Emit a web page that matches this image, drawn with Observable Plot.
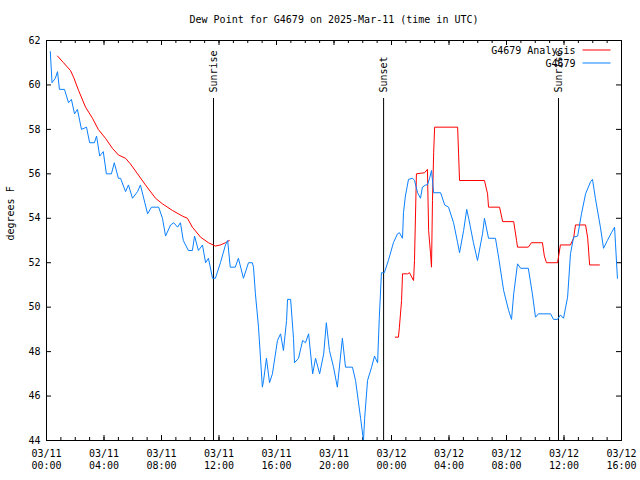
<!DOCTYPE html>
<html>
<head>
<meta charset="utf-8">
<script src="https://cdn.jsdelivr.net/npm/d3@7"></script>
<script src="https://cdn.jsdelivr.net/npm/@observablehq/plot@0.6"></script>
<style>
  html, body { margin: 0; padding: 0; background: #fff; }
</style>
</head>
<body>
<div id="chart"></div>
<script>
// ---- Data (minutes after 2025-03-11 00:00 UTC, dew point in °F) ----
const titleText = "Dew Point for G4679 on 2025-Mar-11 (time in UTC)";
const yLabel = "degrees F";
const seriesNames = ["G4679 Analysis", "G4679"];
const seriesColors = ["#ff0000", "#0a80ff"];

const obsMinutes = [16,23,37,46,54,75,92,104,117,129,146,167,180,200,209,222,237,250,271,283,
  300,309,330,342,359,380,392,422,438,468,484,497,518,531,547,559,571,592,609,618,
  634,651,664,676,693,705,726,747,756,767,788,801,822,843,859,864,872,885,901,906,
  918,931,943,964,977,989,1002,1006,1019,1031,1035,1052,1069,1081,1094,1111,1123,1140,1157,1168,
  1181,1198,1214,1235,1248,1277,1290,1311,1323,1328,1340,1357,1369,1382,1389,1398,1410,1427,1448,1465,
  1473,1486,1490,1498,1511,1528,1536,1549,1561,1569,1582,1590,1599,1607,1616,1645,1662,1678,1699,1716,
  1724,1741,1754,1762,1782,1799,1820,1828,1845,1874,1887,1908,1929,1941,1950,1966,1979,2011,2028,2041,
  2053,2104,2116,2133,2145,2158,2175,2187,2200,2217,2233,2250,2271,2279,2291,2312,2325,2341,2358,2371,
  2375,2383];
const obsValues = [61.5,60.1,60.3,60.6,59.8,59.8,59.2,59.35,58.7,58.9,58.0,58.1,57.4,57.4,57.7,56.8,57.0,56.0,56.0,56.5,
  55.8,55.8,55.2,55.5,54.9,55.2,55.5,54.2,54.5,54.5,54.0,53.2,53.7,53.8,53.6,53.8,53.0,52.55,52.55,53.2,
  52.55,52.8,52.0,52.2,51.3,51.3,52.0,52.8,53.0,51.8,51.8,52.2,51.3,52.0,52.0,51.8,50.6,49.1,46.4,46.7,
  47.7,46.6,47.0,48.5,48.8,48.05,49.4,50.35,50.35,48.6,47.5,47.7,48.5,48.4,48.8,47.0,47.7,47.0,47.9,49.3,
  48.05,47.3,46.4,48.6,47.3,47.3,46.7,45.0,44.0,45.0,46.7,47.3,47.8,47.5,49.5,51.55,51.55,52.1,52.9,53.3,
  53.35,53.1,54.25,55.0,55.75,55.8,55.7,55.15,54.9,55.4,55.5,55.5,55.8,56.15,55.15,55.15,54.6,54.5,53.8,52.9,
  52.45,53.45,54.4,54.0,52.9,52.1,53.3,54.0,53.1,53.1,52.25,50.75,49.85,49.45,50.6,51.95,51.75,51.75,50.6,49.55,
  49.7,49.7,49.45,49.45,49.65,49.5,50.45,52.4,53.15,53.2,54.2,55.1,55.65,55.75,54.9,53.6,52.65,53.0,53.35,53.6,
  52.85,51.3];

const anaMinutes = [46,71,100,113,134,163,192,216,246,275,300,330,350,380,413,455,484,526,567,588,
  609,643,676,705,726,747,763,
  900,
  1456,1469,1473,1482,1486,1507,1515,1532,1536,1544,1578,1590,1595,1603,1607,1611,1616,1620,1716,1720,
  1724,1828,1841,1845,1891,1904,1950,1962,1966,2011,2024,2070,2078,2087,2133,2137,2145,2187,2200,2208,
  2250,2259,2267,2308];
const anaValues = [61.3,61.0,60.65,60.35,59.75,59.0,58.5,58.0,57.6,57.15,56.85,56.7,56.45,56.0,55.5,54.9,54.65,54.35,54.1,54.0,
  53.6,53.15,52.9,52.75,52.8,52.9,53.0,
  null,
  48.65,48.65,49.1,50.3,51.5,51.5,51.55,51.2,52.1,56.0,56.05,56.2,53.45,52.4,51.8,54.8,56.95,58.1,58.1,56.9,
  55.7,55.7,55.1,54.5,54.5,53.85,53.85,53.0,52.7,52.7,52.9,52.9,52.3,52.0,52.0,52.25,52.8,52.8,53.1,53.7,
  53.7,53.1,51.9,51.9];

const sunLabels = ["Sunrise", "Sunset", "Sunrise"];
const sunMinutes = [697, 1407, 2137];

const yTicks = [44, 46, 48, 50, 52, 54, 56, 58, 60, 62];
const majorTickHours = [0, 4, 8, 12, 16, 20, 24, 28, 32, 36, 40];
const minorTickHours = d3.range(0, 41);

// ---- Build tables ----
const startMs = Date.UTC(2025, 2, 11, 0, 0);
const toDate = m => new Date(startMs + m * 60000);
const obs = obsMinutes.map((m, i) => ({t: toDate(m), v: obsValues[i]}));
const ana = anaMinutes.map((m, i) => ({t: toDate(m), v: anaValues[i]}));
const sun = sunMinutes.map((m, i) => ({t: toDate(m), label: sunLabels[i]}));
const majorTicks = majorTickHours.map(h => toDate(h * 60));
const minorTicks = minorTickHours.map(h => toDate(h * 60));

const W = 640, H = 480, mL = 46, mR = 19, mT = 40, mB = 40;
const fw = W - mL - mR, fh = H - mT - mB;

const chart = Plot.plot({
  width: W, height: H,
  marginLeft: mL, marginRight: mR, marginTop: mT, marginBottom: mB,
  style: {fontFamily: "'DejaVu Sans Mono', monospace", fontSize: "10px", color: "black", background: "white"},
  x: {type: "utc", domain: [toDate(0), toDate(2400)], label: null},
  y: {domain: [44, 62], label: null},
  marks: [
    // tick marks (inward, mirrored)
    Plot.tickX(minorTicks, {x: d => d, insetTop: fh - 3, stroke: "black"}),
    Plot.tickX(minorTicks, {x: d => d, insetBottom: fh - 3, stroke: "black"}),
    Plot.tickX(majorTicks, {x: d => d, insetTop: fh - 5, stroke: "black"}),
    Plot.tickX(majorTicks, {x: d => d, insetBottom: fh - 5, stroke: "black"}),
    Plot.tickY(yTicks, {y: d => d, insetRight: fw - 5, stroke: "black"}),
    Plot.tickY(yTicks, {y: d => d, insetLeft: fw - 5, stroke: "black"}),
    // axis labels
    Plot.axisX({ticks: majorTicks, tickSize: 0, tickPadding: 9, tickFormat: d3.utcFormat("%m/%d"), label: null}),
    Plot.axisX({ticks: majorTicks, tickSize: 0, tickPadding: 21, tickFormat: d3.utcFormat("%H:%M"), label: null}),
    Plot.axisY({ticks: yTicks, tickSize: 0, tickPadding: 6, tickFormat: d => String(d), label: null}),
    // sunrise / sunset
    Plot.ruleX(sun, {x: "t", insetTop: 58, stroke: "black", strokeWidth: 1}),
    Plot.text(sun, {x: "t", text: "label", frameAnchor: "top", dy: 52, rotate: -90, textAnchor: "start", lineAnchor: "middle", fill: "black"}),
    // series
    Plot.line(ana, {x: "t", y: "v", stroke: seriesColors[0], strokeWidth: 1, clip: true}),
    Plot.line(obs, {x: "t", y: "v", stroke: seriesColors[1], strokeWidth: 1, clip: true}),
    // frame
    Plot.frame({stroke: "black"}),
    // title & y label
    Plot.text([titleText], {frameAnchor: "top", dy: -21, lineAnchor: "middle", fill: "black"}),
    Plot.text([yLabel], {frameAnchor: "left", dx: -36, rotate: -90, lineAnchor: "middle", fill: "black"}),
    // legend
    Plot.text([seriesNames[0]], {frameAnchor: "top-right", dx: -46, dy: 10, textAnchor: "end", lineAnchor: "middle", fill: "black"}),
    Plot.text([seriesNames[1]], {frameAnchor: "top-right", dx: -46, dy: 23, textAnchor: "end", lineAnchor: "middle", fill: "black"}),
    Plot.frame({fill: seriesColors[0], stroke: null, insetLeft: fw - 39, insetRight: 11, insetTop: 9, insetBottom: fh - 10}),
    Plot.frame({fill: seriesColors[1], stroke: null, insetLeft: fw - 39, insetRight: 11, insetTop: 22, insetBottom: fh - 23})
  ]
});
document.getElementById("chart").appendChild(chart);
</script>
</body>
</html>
################
INSTRUCTIONS TO FOLLOW: Copy nothing but the lines from the top of the material through the line holding "52.85,51.3];", exactly as written; omit pictures.

EXERCISE ANSWER:
Emit a web page that matches this image, drawn with Observable Plot.
<!DOCTYPE html>
<html>
<head>
<meta charset="utf-8">
<script src="https://cdn.jsdelivr.net/npm/d3@7"></script>
<script src="https://cdn.jsdelivr.net/npm/@observablehq/plot@0.6"></script>
<style>
  html, body { margin: 0; padding: 0; background: #fff; }
</style>
</head>
<body>
<div id="chart"></div>
<script>
// ---- Data (minutes after 2025-03-11 00:00 UTC, dew point in °F) ----
const titleText = "Dew Point for G4679 on 2025-Mar-11 (time in UTC)";
const yLabel = "degrees F";
const seriesNames = ["G4679 Analysis", "G4679"];
const seriesColors = ["#ff0000", "#0a80ff"];

const obsMinutes = [16,23,37,46,54,75,92,104,117,129,146,167,180,200,209,222,237,250,271,283,
  300,309,330,342,359,380,392,422,438,468,484,497,518,531,547,559,571,592,609,618,
  634,651,664,676,693,705,726,747,756,767,788,801,822,843,859,864,872,885,901,906,
  918,931,943,964,977,989,1002,1006,1019,1031,1035,1052,1069,1081,1094,1111,1123,1140,1157,1168,
  1181,1198,1214,1235,1248,1277,1290,1311,1323,1328,1340,1357,1369,1382,1389,1398,1410,1427,1448,1465,
  1473,1486,1490,1498,1511,1528,1536,1549,1561,1569,1582,1590,1599,1607,1616,1645,1662,1678,1699,1716,
  1724,1741,1754,1762,1782,1799,1820,1828,1845,1874,1887,1908,1929,1941,1950,1966,1979,2011,2028,2041,
  2053,2104,2116,2133,2145,2158,2175,2187,2200,2217,2233,2250,2271,2279,2291,2312,2325,2341,2358,2371,
  2375,2383];
const obsValues = [61.5,60.1,60.3,60.6,59.8,59.8,59.2,59.35,58.7,58.9,58.0,58.1,57.4,57.4,57.7,56.8,57.0,56.0,56.0,56.5,
  55.8,55.8,55.2,55.5,54.9,55.2,55.5,54.2,54.5,54.5,54.0,53.2,53.7,53.8,53.6,53.8,53.0,52.55,52.55,53.2,
  52.55,52.8,52.0,52.2,51.3,51.3,52.0,52.8,53.0,51.8,51.8,52.2,51.3,52.0,52.0,51.8,50.6,49.1,46.4,46.7,
  47.7,46.6,47.0,48.5,48.8,48.05,49.4,50.35,50.35,48.6,47.5,47.7,48.5,48.4,48.8,47.0,47.7,47.0,47.9,49.3,
  48.05,47.3,46.4,48.6,47.3,47.3,46.7,45.0,44.0,45.0,46.7,47.3,47.8,47.5,49.5,51.55,51.55,52.1,52.9,53.3,
  53.35,53.1,54.25,55.0,55.75,55.8,55.7,55.15,54.9,55.4,55.5,55.5,55.8,56.15,55.15,55.15,54.6,54.5,53.8,52.9,
  52.45,53.45,54.4,54.0,52.9,52.1,53.3,54.0,53.1,53.1,52.25,50.75,49.85,49.45,50.6,51.95,51.75,51.75,50.6,49.55,
  49.7,49.7,49.45,49.45,49.65,49.5,50.45,52.4,53.15,53.2,54.2,55.1,55.65,55.75,54.9,53.6,52.65,53.0,53.35,53.6,
  52.85,51.3];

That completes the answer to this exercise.